Soon the gang are all topping themselves and, of course, none of them go down the bottle of Scotch and handful of tranquilizers road. Instead they hatch a number of inventive ways of joining Tom.
One wraps himself in heavy industrial metal chains and walks with a great determination into a lake; another leaps from a high-rise while my favourite has to be the one who decides to jump from a plane without the use of a parachute. Even critics would surely have to acknowledge the impressive panache of this scene’s execution.
Other aspects of the film, though, do at least partly explain why it was critically panned on its release.
There are continuity errors. Where did Tom get that half baquette from when he discusses some family mysteries with Shadwell? Some of the dialogue is horribly stilted and the bargain-basement special effects weren’t even very good by the standards of the early seventies, especially during the finale.
I also doubt it has ever scared a single adult. But, but, but. It’s like the person who is maybe a little chubby, maybe has bad skin and dry hair but still has something indefinable about them that somehow makes them majorly attractive despite these flaws.
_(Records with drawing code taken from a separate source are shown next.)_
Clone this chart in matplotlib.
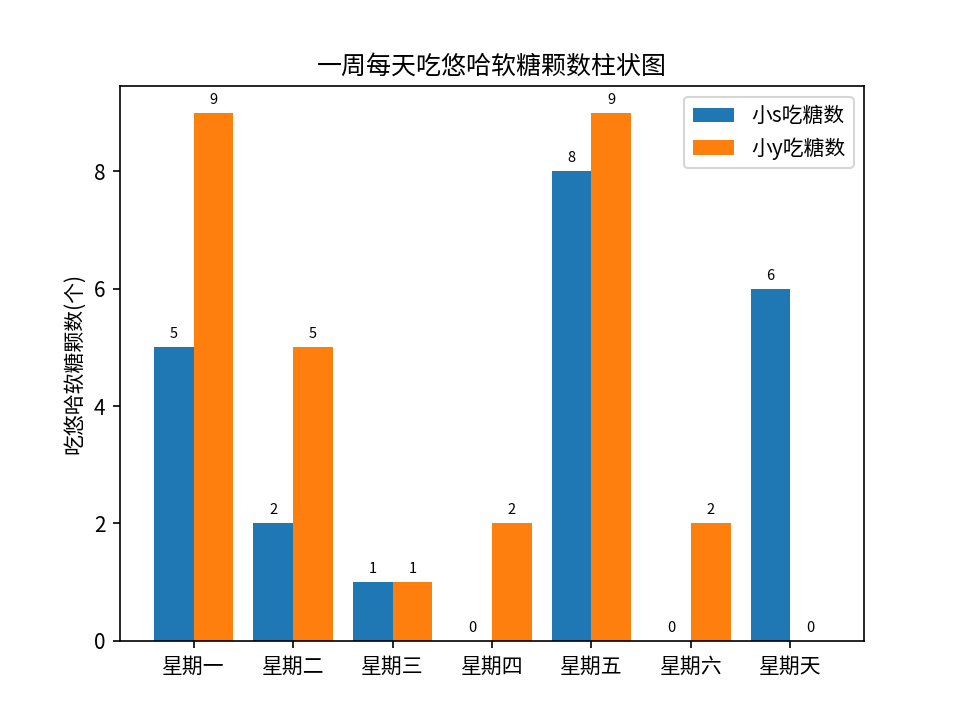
import matplotlib.pyplot as plt
import numpy as np

plt.rcParams['font.family'] = ['Noto Sans CJK SC', 'DejaVu Sans']
plt.rcParams['axes.unicode_minus'] = False

days = ['星期一', '星期二', '星期三', '星期四', '星期五', '星期六', '星期天']
s_counts = [5, 2, 1, 0, 8, 0, 6]
y_counts = [9, 5, 1, 2, 9, 2, 0]

x = np.arange(len(days))
width = 0.4

fig, ax = plt.subplots(figsize=(6.4, 4.8), dpi=150)
bars_s = ax.bar(x - width / 2, s_counts, width, label='小s吃糖数')
bars_y = ax.bar(x + width / 2, y_counts, width, label='小y吃糖数')

# value labels above each bar
ax.bar_label(bars_s, padding=3, fontsize=7)
ax.bar_label(bars_y, padding=3, fontsize=7)

ax.set_xticks(x)
ax.set_xticklabels(days)
ax.set_ylabel('吃悠哈软糖颗数(个)')
ax.set_title('一周每天吃悠哈软糖颗数柱状图')
ax.legend(loc='upper right')

fig.savefig('out.png', dpi=150)
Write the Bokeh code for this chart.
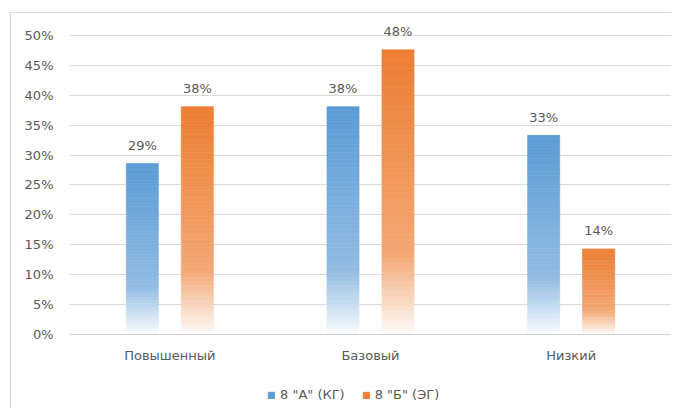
from bokeh.plotting import figure
from bokeh.layouts import column
from bokeh.models import Range1d, FixedTicker, NumeralTickFormatter, Legend, LegendItem, ColumnDataSource
from bokeh.core.properties import value
from bokeh.embed import file_html
from bokeh.resources import INLINE

categories = ["Повышенный", "Базовый", "Низкий"]
series_names = ['8 "А" (КГ)', '8 "Б" (ЭГ)']
series_a = [0.286, 0.381, 0.333]
series_b = [0.381, 0.476, 0.143]
y_ticks = [0.0, 0.05, 0.10, 0.15, 0.20, 0.25, 0.30, 0.35, 0.40, 0.45, 0.50]

colors = ["#5B9BD5", "#ED7D31"]
offsets = [-0.137, 0.137]
bar_w = 0.16
FONT = "DejaVu Sans"
TXT = "#595959"
N = 60


def mix(hex_c, w):
    r, g, b = int(hex_c[1:3], 16), int(hex_c[3:5], 16), int(hex_c[5:7], 16)
    r = round(r + (255 - r) * w)
    g = round(g + (255 - g) * w)
    b = round(b + (255 - b) * w)
    return "#%02x%02x%02x" % (r, g, b)


def whiteness(t):
    if t <= 0.72:
        return 0.33 * t / 0.72
    return 0.33 + 0.64 * (t - 0.72) / 0.28


# frame: 300 px for 0..0.5, plus 12 px headroom for the data labels
p = figure(width=660, height=352, output_backend="svg", toolbar_location=None,
           x_range=Range1d(0, 3), y_range=Range1d(0, 0.52),
           min_border_left=58, min_border_right=0, min_border_top=10, min_border_bottom=30)
p.outline_line_color = None
p.background_fill_color = "white"
p.border_fill_color = "white"

p.xgrid.grid_line_color = None
p.ygrid.grid_line_color = "#d9d9d9"
p.ygrid.ticker = FixedTicker(ticks=y_ticks)

p.yaxis.ticker = FixedTicker(ticks=y_ticks)
p.yaxis.formatter = NumeralTickFormatter(format="0%")
p.yaxis.axis_line_color = None
p.yaxis.major_tick_line_color = None
p.yaxis.minor_tick_line_color = None
p.yaxis.major_label_text_font = FONT
p.yaxis.major_label_text_font_size = "13px"
p.yaxis.major_label_text_color = TXT
p.yaxis.major_label_standoff = 10

p.xaxis.ticker = FixedTicker(ticks=[i + 0.5 for i in range(len(categories))])
p.xaxis.major_label_overrides = {i + 0.5: c for i, c in enumerate(categories)}
p.xaxis.axis_line_color = "#d0d0d0"
p.xaxis.major_tick_line_color = None
p.xaxis.minor_tick_line_color = None
p.xaxis.major_label_text_font = FONT
p.xaxis.major_label_text_font_size = "13px"
p.xaxis.major_label_text_color = TXT
p.xaxis.major_label_standoff = 7

# legend strip below the chart
p2 = figure(width=660, height=43, output_backend="svg", toolbar_location=None,
            x_range=Range1d(0, 3), y_range=Range1d(0, 0.5), min_border=0,
            x_axis_location=None, y_axis_location=None)
p2.grid.visible = False
p2.outline_line_color = None

items = []
for s, (vals, col, off, name) in enumerate(zip([series_a, series_b], colors, offsets, series_names)):
    left, right, top, bottom, fc = [], [], [], [], []
    for i, v in enumerate(vals):
        cx = i + 0.5 + off
        for k in range(N):
            t = (k + 0.5) / N
            c = mix(col, whiteness(t))
            left.append(cx - bar_w / 2)
            right.append(cx + bar_w / 2)
            top.append(v * (1 - k / N))
            bottom.append(v * (1 - (k + 1) / N))
            fc.append(c)
    src = ColumnDataSource(dict(left=left, right=right, top=top, bottom=bottom, fc=fc))
    p.quad(left="left", right="right", top="top", bottom="bottom", source=src,
           fill_color="fc", line_color="fc", line_width=0.6)

    lsrc = ColumnDataSource(dict(x=[i + 0.5 + off for i in range(len(vals))], y=vals,
                                 t=["%d%%" % round(v * 100) for v in vals]))
    p.text(x="x", y="y", text="t", source=lsrc, text_align="center", text_baseline="alphabetic",
           y_offset=-18, text_font=value(FONT), text_font_size="13px", text_color=TXT)

    key = p2.quad(left="left", right="right", top="top", bottom="bottom", source=src,
                  fill_color="fc", line_color="fc", visible=False)
    items.append(LegendItem(label=name, renderers=[key], index=0))

legend = Legend(items=items, orientation="horizontal", location=(198, 6),
                glyph_width=8, glyph_height=8, label_standoff=5, spacing=17,
                padding=0, margin=0, border_line_color=None, background_fill_alpha=0,
                label_text_font=FONT, label_text_font_size="13px", label_text_color=TXT)
p2.add_layout(legend)

layout = column(p, p2, spacing=0)
layout.margin = (12, 0, 0, 10)
layout.styles = {"border-left": "1px solid #d9d9d9", "border-top": "1px solid #d9d9d9"}

open("out.html", "w").write(file_html(layout, INLINE))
The British Film Institute’s Vic Pratt has recently praised it as: ‘the greatest, weirdest British post-psychedelic undead-biker horror movie ever made.’ He did, though, also admit it is the only the British post-psychedelic undead-biker horror movie ever made.
Obviously I love it and would have likely have loved it even more as a ten year old. Why the British censors ever slapped an X on it remains a mystery. There’s not a single sweary word used and the nearest thing to a sex scene is when Tom and Abby are about to get it on in a graveyard until Tom is distracted by a frog.
Here’s the strange thing. You could shoot a remake of it on a far bigger budget with better bikes and more spectacular special effects, add more convincing dialogue, include some real scares and even inject it with some sex, drugs and rock’n’roll.
And there’s just no chance it would be as good as the original.